I'm not sure exactly why I'm feeling so happy here. Maybe I've been missing "civilisation", or maybe it's the proximity to so much water after spending so much time in a land-locked country, but whatever it is, it feels pretty good. My concerns about being in a Muslim environment were unfounded and I'm not at all uncomfortable here. Having said that, I have to admit that the male attention seemed to escalate over the course of the day, and if this continues I will probably end up being less enamoured with the place than I am now. So far it has been very manageable and I have been able to handle things in a polite and civilised way. I have to admit that the Turkish men are much smoother ın their approach than the Nepalis and Indians are! Still, men in general would have a lot more luck with me if they came up with an opening line other than "Where are you from?". I'm guessing that I've been asked that question in the neighbourhood of three thousand times in the last thirteen months and it's really not working for me anymore. In fact, it has the opposite effect and I just can't bring myself to engage in conversation with anyone who uses it. I did find that while spending time in the new part of the city I was largely ignored and I really enjoyed strolling around unimpeded there. Of course the old city is the place to be, and the attention is much more intense there due to the conglomeration of tourists.

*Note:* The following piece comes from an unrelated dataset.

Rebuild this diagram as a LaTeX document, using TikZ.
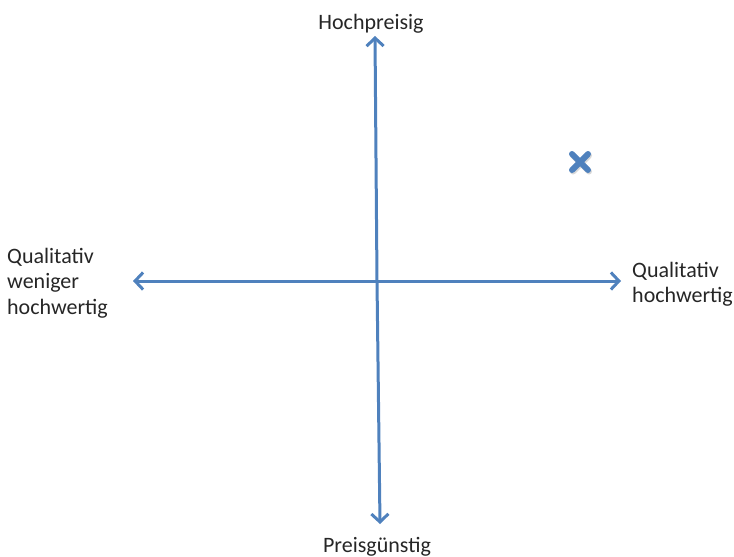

My hostel is in the heart of the old city within a block of the Blue Mosque which I can see out my window. It's a great location but I may find the 6:00 call to prayer a bit irritating after a while. I was up early this morning due to jet lag so it wasn't a problem today, but I may come to hate it when my sleep pattern returns to normal. I didn't do any sight-seeing today, but spent the day walking around getting my bearings. Once I get my passport issues sorted out I'll spend some time visiting all the sites. Having said that, it's the kind of city where you can't help but see the sights whether you're looking or not.

I think that perhaps food will be my downfall here. Everything looks so appetizing and it's available absolutely everywhere. I think that I'll be eating about seven meals a day just so I can get to try everything. As if the restaurants weren't bad enough, the country seems to have a collective sweet tooth and there are bakeries and sweet shops everywhere. I almost made myself sick on baklava today and ended up with drippings from it all down the front of my shirt. I have decided it's not a good finger food and eating it while wandering down the street isn't advisable. I had to come home and change mid-afternoon to hide the evidence of my indulgence.

That's it for now - I'm still jet-lagged and trying to keep my eyes open until 9:00 PM. First thing tomorrow I'm off to the consulate and should get some idea about my chances of making this tour. Keep your fingers crossed for me.